Among the 4,108 patients with community-onset sepsis, 1,654 (39.9%) received SEP-1-adherent care; 281 (12.2%) of the 2296 patients with hospital-onset sepsis received SEP-1-adherent care, according to the online report in JAMA Internal Medicine.

Receipt of the SEP-1 was not associated with reduced mortality or decreased vasopressin days in the total overall sample or in the community-onset or hospital-onset subgroups.

In the community-onset sepsis group, measurement of serum lactate level was associated with a significant 7.61% reduction in mortality risk, and blood cultures and broad-spectrum intravenous antibiotic treatment were associated with significantly fewer vasopressor days.

In the hospital-onset sepsis group, only the use of broad-spectrum intravenous antibiotic treatment was associated with a significant reduction in mortality risk (by 5.20%).

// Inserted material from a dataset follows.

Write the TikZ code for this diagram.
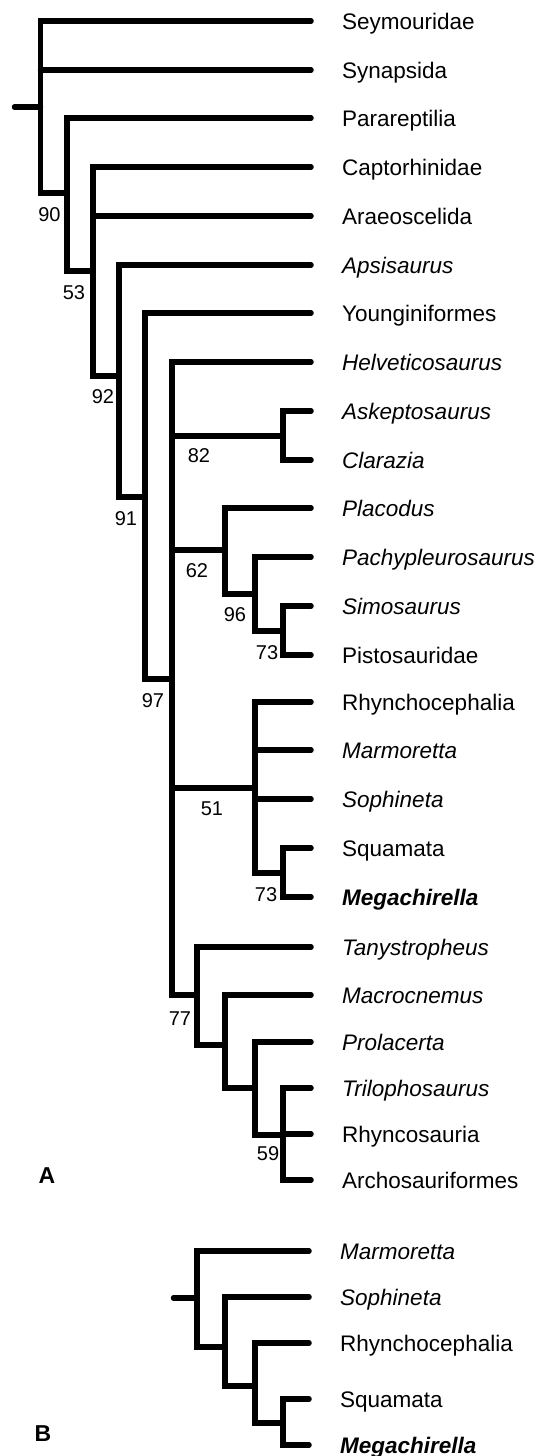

When the overall sample was rebalanced to account for differences in patient-level clinical variables, broad-spectrum intravenous antibiotic treatment was associated with a reduction in the risk of mortality and fewer vasopressor days. Collection of blood cultures was associated with significantly decreased vasopressor days, whereas serum lactate level testing and intravenous fluid treatment were not associated with either outcome.

"I would personally advocate that the SEP-1 bundle should be simplified, and antibiotics should be prioritized," Dr. Baghdadi said. "For instance, a trimmed-down bundle including timely antibiotics, blood cultures, serum lactate, and vasopressors would likely make more sense to clinicians and decrease the burden placed on hospital administrators."

"If the bundle itself is simple, more of the efforts related to adherence can focus on rapid recognition of sepsis," he said. "However, our study did not compare the existing SEP-1 protocol to any alternatives, so we cannot conclude from our data whether these modifications would really improve patient care."

Dr. Baghdadi added, "Hospital-onset sepsis and community-onset sepsis should be considered distinct clinical entities, and care protocols and quality metrics should reflect that distinction."

"The study shows that one size does not fit all when determining the best treatment for potentially septic patients," write Dr. Hannah Moreira and Dr. Richard Sinert from SUNY Downstate Medical Center and Kings County Hospital in New York City in a related editorial.

"We earnestly hope that studies such as the one performed by Baghdadi et al. demonstrating no mortality benefit with the use of SEP-1 bundle would influence CMS to consider the importance of individualized care for these critically ill patients," they conclude. "Sepsis care should be limited to only those who appear to be in septic shock, emphasizing early antibiotics and acknowledging physician judgment concerning the volume of fluids infused and the role of lactate measurements in the care of these patients."

But Dr. Joseph A. Carcillo from University of Pittsburgh School of Medicine, who has researched various aspects of sepsis and its treatment, told Reuters Health by email, "I am surprised that JAMA is publishing this article as is. It shows that individual components of a bundle are associated with favorable outcome but when all are used together they are not."

"This could mean that the sickest patients tended to receive the entire bundle of care because the physicians thought they were sick, and the less sick patients did not; however, the authors and the journal want the reader to believe they have used statistical techniques (score matching) which have controlled for this possibility," he said. "I am not buying it."

"Based on this paper, I do not think SEP-1 should be modified," Dr. Carcillo said. "Randomized trials are needed to determine what components of bundles are effective and (which) do not work. No more administrative data and registry data studies."